Murdoch exposes in herself that universal uncertainty that people experience in their early to mid-twenties, "Altogether gloom & obscurity prevails about the future. I might try to get some academic job - but that mightn't be too easy & anyway would I make the grade? Heigh ho." At times I want to jump in and tell her not to worry - that all will be well. But, she knows this herself, "Lately various problems have become clear to me - I don't mean the answers - that's too much to expect at 22 (probably at 40 one realises there aren't any answers) - but just the problems themselves."

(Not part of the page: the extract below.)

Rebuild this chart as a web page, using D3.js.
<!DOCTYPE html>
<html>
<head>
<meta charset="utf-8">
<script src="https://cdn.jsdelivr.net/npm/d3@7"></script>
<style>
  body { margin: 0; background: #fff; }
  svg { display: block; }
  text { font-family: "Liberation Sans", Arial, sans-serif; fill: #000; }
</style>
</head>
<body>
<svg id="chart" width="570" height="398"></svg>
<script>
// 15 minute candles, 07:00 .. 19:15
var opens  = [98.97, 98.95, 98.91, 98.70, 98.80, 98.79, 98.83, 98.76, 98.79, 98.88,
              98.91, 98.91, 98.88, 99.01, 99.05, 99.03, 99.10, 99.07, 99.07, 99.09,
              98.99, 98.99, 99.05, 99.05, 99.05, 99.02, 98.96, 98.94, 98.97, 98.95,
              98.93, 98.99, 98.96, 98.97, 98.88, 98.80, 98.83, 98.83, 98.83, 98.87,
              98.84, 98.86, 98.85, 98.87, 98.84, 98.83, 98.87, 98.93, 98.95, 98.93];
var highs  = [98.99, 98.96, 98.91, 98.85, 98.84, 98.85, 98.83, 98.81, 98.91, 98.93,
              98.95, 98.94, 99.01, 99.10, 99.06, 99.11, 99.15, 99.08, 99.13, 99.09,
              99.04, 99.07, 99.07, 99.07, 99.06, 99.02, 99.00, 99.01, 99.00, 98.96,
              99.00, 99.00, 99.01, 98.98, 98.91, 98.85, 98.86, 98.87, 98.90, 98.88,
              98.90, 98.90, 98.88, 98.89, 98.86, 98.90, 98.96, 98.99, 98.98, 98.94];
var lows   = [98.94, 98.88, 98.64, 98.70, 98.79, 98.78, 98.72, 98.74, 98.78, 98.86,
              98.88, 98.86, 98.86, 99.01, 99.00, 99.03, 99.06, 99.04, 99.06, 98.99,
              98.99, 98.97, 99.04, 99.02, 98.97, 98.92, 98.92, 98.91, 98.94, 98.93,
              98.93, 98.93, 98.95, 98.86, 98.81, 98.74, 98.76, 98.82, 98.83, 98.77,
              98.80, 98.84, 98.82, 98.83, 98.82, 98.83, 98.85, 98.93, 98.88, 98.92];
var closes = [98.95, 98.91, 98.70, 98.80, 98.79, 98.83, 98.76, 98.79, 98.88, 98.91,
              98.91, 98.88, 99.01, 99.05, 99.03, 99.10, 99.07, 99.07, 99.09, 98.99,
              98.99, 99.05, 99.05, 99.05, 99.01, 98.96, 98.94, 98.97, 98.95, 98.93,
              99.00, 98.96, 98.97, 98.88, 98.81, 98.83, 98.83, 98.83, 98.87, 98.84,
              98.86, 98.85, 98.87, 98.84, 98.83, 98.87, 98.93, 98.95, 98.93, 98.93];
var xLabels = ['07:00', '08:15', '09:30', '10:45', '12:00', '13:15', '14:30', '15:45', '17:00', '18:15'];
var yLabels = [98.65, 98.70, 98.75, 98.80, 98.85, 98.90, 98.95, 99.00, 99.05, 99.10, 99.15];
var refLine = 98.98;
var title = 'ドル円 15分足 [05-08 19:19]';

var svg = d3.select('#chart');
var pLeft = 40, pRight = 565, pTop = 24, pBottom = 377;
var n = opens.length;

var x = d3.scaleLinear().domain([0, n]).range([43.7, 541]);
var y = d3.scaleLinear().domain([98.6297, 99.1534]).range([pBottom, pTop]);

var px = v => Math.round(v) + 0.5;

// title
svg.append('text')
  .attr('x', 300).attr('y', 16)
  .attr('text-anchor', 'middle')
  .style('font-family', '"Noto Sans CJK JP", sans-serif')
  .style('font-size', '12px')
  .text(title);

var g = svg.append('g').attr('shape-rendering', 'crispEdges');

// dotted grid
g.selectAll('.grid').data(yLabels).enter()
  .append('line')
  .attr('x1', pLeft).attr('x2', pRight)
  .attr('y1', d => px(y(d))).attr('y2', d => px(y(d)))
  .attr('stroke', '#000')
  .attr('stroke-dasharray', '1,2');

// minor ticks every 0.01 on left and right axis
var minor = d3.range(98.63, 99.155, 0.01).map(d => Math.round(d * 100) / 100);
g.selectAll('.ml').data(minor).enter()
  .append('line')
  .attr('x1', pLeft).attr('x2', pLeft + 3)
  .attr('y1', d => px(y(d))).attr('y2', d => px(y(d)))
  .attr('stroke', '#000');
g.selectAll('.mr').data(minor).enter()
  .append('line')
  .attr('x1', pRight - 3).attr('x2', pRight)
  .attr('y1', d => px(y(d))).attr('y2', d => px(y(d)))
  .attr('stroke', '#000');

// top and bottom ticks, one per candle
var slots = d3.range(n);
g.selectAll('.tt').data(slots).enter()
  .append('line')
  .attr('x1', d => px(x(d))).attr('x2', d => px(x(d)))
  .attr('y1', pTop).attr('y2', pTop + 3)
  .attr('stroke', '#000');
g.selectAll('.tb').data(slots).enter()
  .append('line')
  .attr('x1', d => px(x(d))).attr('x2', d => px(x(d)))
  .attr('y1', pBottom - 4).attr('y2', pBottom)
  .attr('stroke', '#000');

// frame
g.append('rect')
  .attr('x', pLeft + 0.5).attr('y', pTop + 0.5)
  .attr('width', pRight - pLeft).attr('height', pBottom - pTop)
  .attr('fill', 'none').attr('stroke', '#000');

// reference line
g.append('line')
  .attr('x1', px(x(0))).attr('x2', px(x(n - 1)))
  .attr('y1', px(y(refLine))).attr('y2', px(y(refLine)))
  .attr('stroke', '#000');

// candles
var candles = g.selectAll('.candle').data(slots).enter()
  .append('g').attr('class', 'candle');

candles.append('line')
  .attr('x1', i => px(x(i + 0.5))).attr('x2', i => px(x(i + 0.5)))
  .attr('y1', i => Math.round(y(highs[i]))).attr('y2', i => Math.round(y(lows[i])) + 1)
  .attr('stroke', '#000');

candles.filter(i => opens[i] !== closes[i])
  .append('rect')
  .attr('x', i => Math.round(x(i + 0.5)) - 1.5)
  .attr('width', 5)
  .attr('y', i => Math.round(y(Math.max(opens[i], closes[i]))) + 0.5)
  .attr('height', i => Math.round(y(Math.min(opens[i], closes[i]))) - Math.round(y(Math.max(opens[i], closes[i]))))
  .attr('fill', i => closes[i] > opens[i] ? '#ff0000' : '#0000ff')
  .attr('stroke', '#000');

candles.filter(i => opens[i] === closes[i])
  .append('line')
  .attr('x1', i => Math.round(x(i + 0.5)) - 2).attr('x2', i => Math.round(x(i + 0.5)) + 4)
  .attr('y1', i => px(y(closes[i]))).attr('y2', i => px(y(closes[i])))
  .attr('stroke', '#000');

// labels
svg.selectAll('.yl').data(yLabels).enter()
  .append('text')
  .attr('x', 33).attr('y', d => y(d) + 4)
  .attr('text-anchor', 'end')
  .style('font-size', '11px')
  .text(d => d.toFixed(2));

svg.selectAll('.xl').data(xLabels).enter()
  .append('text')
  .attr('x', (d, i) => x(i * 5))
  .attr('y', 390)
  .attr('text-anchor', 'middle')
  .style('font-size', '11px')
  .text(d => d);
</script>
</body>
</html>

Her uncertainty and vulnerability are further exposed through her letters to David Hicks - towards the end of their correspondence (once they are engaged) his letters start to dwindle and then cease. Her pleading with him and constant craving for his affection is difficult to read at times - she relinquished power to him and he abused it. Ultimately, he became frightened of her, of her potential, vigour and ambition so he married someone else and Iris flew. He stated as much in his final letter to her "Brain, will and womb, you are formidable".

This book also highlights just how funny Murdoch was - I absolutely love her exclamations and turns of phrase, a favourite was 'Gentle gloom and bloody hell.' Essentially, this book is an interesting read for anyone who wants an enjoyable insight into the workings of the young mind of a brilliant philosopher and author. You don't need to be familiar with her work to appreciate the musings, wit and philosophical ponderings of a budding author in these letters.

I no longer have to memorise facts about Oxbow lakes (which really are fascinating and lovely see here) so I didn't have to read Iris Murdoch: A Writer at War in secret but I did have to re-read it and thumb through the pages like an obsessive. Perhaps I should soothe myself with some light reading on meanders.